THE potential closure of Newport's coronavirus lighthouse laboratory has been branded "short-sighted" by first minister Mark Drakeford.

The facility at Imperial Park in the west of the city - one of a series throughout the UK set up during the height of the Covid-19 pandemic dedicated to driving the NHS Test and Trace programme - has played a major part in the fight against coronavirus.

However, after all coronavirus regulations were scapped in England recently, concerns have been raised that the so-called lighthouse labs - including the one in Newport - will be closed down.

Although health is devolved in Wales, the lighthouse labs are operated by the UK Government.

Mark Drakeford said that such a closure would leave Wales as "the only part of Great Britain without a testing laboratory of that sort available to us".

"I ask UK ministers repeatedly what would happen in the autumn if we were to see a different variant emerge and a need for a new, stepped-up level of testing to be available to deal with it and, so far, there is no answer to that at all," he said.

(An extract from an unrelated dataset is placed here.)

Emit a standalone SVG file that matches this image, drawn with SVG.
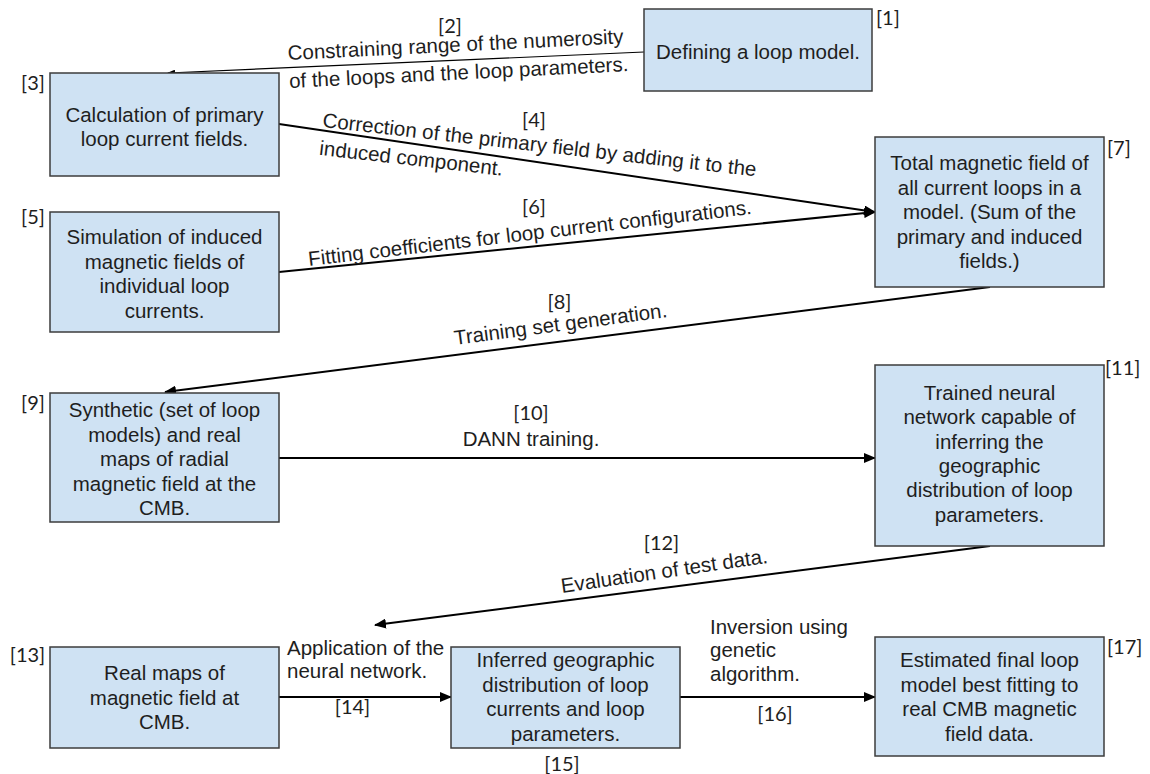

"Once you have dismantled a sophisticated laboratory of the sort we've had in Newport, do we really expect that they will simply re-emerge when we need them again in an emergency?

"These are short-sighted actions and I hope that we will not all have to live to regret them."

Newport West MS Jayne Bryant, in whose constituency the lighthouse lab falls, echoed the first minister's concern.

"It is my sincere hope that the need for Covid-19 testing will continue to decline in the coming months, as we begin to live with coronavirus," she said.

"But, the fact remains that this pandemic is not over, and testing will continue to play an important role as we move forwards.

"This is a complex site with a highly skilled and valued workforce.

"Their loss is a blow to Newport."

A UK Health Security Agency spokesman said: "Further decisions about the future of the laboratory network will be announced in due course."